⟨
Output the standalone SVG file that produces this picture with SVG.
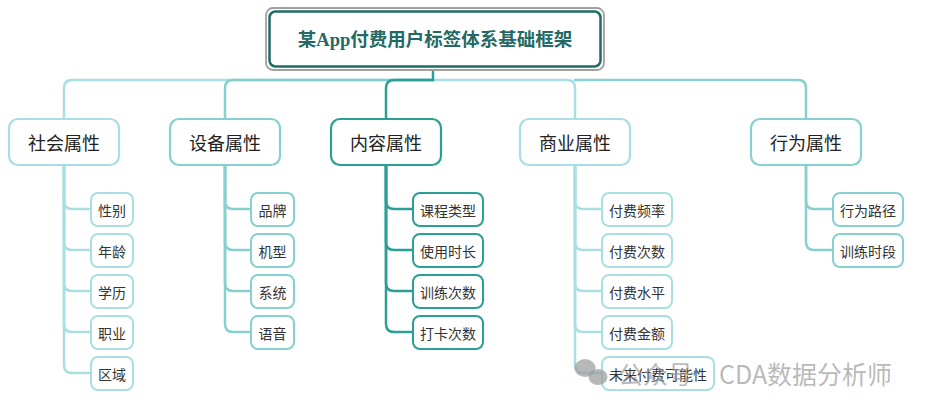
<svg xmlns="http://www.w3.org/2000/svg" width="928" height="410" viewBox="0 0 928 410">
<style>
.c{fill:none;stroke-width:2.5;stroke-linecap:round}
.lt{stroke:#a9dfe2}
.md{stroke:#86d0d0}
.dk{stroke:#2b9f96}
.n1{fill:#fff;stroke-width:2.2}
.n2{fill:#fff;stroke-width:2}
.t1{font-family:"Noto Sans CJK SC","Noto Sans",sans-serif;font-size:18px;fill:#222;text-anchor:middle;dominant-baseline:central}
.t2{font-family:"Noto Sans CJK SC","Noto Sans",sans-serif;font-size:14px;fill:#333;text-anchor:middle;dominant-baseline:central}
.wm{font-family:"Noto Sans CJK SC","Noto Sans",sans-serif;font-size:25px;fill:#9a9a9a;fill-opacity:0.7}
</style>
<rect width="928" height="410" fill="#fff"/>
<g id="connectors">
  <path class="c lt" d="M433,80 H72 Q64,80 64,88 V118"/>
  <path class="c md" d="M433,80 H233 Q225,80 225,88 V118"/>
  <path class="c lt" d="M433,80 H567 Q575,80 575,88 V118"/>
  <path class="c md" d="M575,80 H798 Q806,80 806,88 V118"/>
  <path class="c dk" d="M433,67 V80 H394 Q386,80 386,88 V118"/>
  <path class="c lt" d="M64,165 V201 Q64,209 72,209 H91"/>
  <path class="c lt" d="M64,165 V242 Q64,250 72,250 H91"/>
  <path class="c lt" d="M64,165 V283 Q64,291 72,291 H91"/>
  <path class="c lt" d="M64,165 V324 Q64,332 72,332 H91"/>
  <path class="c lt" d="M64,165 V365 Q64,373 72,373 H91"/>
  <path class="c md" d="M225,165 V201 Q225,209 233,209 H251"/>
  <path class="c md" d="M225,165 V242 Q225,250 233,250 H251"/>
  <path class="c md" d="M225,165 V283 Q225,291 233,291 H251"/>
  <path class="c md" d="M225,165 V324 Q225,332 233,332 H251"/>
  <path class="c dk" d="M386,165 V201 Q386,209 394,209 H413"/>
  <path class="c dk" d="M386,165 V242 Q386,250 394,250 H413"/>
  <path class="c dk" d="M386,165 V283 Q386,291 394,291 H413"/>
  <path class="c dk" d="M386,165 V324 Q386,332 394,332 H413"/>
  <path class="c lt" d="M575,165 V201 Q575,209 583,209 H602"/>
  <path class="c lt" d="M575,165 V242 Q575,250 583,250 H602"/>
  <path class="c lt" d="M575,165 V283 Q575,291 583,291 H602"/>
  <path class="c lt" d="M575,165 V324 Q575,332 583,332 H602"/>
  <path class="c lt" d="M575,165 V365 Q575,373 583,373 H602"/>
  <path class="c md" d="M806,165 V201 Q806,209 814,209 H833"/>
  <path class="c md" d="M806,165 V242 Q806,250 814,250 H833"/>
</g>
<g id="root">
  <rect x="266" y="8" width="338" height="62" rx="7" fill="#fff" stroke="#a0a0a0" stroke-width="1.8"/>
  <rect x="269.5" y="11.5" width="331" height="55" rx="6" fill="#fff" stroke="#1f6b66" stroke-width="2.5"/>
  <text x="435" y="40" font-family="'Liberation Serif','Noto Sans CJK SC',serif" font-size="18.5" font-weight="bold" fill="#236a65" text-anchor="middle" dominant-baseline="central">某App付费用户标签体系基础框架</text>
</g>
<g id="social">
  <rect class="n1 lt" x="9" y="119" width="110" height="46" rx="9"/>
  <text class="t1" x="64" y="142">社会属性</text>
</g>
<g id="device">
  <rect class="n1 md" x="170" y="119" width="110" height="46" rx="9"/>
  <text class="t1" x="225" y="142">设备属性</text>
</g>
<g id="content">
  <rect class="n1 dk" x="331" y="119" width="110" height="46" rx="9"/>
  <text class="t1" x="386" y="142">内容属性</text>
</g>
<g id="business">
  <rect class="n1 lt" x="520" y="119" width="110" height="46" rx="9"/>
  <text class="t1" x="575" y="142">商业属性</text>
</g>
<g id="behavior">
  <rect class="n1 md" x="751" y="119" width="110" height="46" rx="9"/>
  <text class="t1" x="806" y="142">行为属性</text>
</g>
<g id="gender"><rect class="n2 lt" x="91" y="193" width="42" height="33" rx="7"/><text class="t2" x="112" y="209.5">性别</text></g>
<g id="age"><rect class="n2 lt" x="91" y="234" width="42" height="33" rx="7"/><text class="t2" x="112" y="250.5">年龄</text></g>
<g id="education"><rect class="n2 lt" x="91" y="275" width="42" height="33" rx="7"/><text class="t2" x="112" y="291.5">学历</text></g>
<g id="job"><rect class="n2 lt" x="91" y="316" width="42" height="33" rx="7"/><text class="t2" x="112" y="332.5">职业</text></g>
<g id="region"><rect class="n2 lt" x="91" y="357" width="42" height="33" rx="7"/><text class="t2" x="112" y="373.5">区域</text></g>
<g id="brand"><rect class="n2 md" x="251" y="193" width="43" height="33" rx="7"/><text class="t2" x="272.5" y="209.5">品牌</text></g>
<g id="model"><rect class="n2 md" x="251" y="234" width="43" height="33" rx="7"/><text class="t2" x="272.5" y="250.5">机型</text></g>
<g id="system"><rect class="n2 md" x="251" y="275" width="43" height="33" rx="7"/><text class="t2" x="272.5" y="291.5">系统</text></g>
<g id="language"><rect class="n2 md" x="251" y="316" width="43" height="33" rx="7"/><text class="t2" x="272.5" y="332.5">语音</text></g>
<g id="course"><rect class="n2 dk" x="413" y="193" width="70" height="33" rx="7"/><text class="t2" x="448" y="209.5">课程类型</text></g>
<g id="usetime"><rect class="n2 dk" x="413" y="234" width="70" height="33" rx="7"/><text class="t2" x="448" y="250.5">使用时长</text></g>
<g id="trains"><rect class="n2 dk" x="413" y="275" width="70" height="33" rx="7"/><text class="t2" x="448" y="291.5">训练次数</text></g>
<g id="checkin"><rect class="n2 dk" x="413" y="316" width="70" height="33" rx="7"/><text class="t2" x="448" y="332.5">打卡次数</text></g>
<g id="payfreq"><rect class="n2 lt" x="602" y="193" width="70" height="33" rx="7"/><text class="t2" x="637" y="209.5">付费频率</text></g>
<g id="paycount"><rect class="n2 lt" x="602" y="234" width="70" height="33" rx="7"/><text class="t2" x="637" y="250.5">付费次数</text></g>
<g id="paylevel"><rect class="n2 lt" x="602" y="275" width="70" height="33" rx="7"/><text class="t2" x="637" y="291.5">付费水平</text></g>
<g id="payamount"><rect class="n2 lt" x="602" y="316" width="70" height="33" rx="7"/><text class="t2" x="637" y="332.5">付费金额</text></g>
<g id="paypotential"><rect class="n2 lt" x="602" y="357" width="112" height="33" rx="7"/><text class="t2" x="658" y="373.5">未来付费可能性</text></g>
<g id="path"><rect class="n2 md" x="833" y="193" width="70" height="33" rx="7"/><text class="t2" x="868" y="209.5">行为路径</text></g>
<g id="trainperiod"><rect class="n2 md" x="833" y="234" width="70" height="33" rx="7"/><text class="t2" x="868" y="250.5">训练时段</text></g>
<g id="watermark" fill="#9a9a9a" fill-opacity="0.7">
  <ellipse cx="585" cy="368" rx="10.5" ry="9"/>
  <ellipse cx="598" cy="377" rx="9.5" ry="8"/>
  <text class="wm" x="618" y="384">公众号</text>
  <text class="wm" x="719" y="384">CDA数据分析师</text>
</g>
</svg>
⟩
TASK -> Restate the whole listing above exactly, except for its images.

RESULT OF THIS EXERCISE ->
Output the standalone SVG file that produces this picture with SVG.
<svg xmlns="http://www.w3.org/2000/svg" width="928" height="410" viewBox="0 0 928 410">
<style>
.c{fill:none;stroke-width:2.5;stroke-linecap:round}
.lt{stroke:#a9dfe2}
.md{stroke:#86d0d0}
.dk{stroke:#2b9f96}
.n1{fill:#fff;stroke-width:2.2}
.n2{fill:#fff;stroke-width:2}
.t1{font-family:"Noto Sans CJK SC","Noto Sans",sans-serif;font-size:18px;fill:#222;text-anchor:middle;dominant-baseline:central}
.t2{font-family:"Noto Sans CJK SC","Noto Sans",sans-serif;font-size:14px;fill:#333;text-anchor:middle;dominant-baseline:central}
.wm{font-family:"Noto Sans CJK SC","Noto Sans",sans-serif;font-size:25px;fill:#9a9a9a;fill-opacity:0.7}
</style>
<rect width="928" height="410" fill="#fff"/>
<g id="connectors">
  <path class="c lt" d="M433,80 H72 Q64,80 64,88 V118"/>
  <path class="c md" d="M433,80 H233 Q225,80 225,88 V118"/>
  <path class="c lt" d="M433,80 H567 Q575,80 575,88 V118"/>
  <path class="c md" d="M575,80 H798 Q806,80 806,88 V118"/>
  <path class="c dk" d="M433,67 V80 H394 Q386,80 386,88 V118"/>
  <path class="c lt" d="M64,165 V201 Q64,209 72,209 H91"/>
  <path class="c lt" d="M64,165 V242 Q64,250 72,250 H91"/>
  <path class="c lt" d="M64,165 V283 Q64,291 72,291 H91"/>
  <path class="c lt" d="M64,165 V324 Q64,332 72,332 H91"/>
  <path class="c lt" d="M64,165 V365 Q64,373 72,373 H91"/>
  <path class="c md" d="M225,165 V201 Q225,209 233,209 H251"/>
  <path class="c md" d="M225,165 V242 Q225,250 233,250 H251"/>
  <path class="c md" d="M225,165 V283 Q225,291 233,291 H251"/>
  <path class="c md" d="M225,165 V324 Q225,332 233,332 H251"/>
  <path class="c dk" d="M386,165 V201 Q386,209 394,209 H413"/>
  <path class="c dk" d="M386,165 V242 Q386,250 394,250 H413"/>
  <path class="c dk" d="M386,165 V283 Q386,291 394,291 H413"/>
  <path class="c dk" d="M386,165 V324 Q386,332 394,332 H413"/>
  <path class="c lt" d="M575,165 V201 Q575,209 583,209 H602"/>
  <path class="c lt" d="M575,165 V242 Q575,250 583,250 H602"/>
  <path class="c lt" d="M575,165 V283 Q575,291 583,291 H602"/>
  <path class="c lt" d="M575,165 V324 Q575,332 583,332 H602"/>
  <path class="c lt" d="M575,165 V365 Q575,373 583,373 H602"/>
  <path class="c md" d="M806,165 V201 Q806,209 814,209 H833"/>
  <path class="c md" d="M806,165 V242 Q806,250 814,250 H833"/>
</g>
<g id="root">
  <rect x="266" y="8" width="338" height="62" rx="7" fill="#fff" stroke="#a0a0a0" stroke-width="1.8"/>
  <rect x="269.5" y="11.5" width="331" height="55" rx="6" fill="#fff" stroke="#1f6b66" stroke-width="2.5"/>
  <text x="435" y="40" font-family="'Liberation Serif','Noto Sans CJK SC',serif" font-size="18.5" font-weight="bold" fill="#236a65" text-anchor="middle" dominant-baseline="central">某App付费用户标签体系基础框架</text>
</g>
<g id="social">
  <rect class="n1 lt" x="9" y="119" width="110" height="46" rx="9"/>
  <text class="t1" x="64" y="142">社会属性</text>
</g>
<g id="device">
  <rect class="n1 md" x="170" y="119" width="110" height="46" rx="9"/>
  <text class="t1" x="225" y="142">设备属性</text>
</g>
<g id="content">
  <rect class="n1 dk" x="331" y="119" width="110" height="46" rx="9"/>
  <text class="t1" x="386" y="142">内容属性</text>
</g>
<g id="business">
  <rect class="n1 lt" x="520" y="119" width="110" height="46" rx="9"/>
  <text class="t1" x="575" y="142">商业属性</text>
</g>
<g id="behavior">
  <rect class="n1 md" x="751" y="119" width="110" height="46" rx="9"/>
  <text class="t1" x="806" y="142">行为属性</text>
</g>
<g id="gender"><rect class="n2 lt" x="91" y="193" width="42" height="33" rx="7"/><text class="t2" x="112" y="209.5">性别</text></g>
<g id="age"><rect class="n2 lt" x="91" y="234" width="42" height="33" rx="7"/><text class="t2" x="112" y="250.5">年龄</text></g>
<g id="education"><rect class="n2 lt" x="91" y="275" width="42" height="33" rx="7"/><text class="t2" x="112" y="291.5">学历</text></g>
<g id="job"><rect class="n2 lt" x="91" y="316" width="42" height="33" rx="7"/><text class="t2" x="112" y="332.5">职业</text></g>
<g id="region"><rect class="n2 lt" x="91" y="357" width="42" height="33" rx="7"/><text class="t2" x="112" y="373.5">区域</text></g>
<g id="brand"><rect class="n2 md" x="251" y="193" width="43" height="33" rx="7"/><text class="t2" x="272.5" y="209.5">品牌</text></g>
<g id="model"><rect class="n2 md" x="251" y="234" width="43" height="33" rx="7"/><text class="t2" x="272.5" y="250.5">机型</text></g>
<g id="system"><rect class="n2 md" x="251" y="275" width="43" height="33" rx="7"/><text class="t2" x="272.5" y="291.5">系统</text></g>
<g id="language"><rect class="n2 md" x="251" y="316" width="43" height="33" rx="7"/><text class="t2" x="272.5" y="332.5">语音</text></g>
<g id="course"><rect class="n2 dk" x="413" y="193" width="70" height="33" rx="7"/><text class="t2" x="448" y="209.5">课程类型</text></g>
<g id="usetime"><rect class="n2 dk" x="413" y="234" width="70" height="33" rx="7"/><text class="t2" x="448" y="250.5">使用时长</text></g>
<g id="trains"><rect class="n2 dk" x="413" y="275" width="70" height="33" rx="7"/><text class="t2" x="448" y="291.5">训练次数</text></g>
<g id="checkin"><rect class="n2 dk" x="413" y="316" width="70" height="33" rx="7"/><text class="t2" x="448" y="332.5">打卡次数</text></g>
<g id="payfreq"><rect class="n2 lt" x="602" y="193" width="70" height="33" rx="7"/><text class="t2" x="637" y="209.5">付费频率</text></g>
<g id="paycount"><rect class="n2 lt" x="602" y="234" width="70" height="33" rx="7"/><text class="t2" x="637" y="250.5">付费次数</text></g>
<g id="paylevel"><rect class="n2 lt" x="602" y="275" width="70" height="33" rx="7"/><text class="t2" x="637" y="291.5">付费水平</text></g>
<g id="payamount"><rect class="n2 lt" x="602" y="316" width="70" height="33" rx="7"/><text class="t2" x="637" y="332.5">付费金额</text></g>
<g id="paypotential"><rect class="n2 lt" x="602" y="357" width="112" height="33" rx="7"/><text class="t2" x="658" y="373.5">未来付费可能性</text></g>
<g id="path"><rect class="n2 md" x="833" y="193" width="70" height="33" rx="7"/><text class="t2" x="868" y="209.5">行为路径</text></g>
<g id="trainperiod"><rect class="n2 md" x="833" y="234" width="70" height="33" rx="7"/><text class="t2" x="868" y="250.5">训练时段</text></g>
<g id="watermark" fill="#9a9a9a" fill-opacity="0.7">
  <ellipse cx="585" cy="368" rx="10.5" ry="9"/>
  <ellipse cx="598" cy="377" rx="9.5" ry="8"/>
  <text class="wm" x="618" y="384">公众号</text>
  <text class="wm" x="719" y="384">CDA数据分析师</text>
</g>
</svg>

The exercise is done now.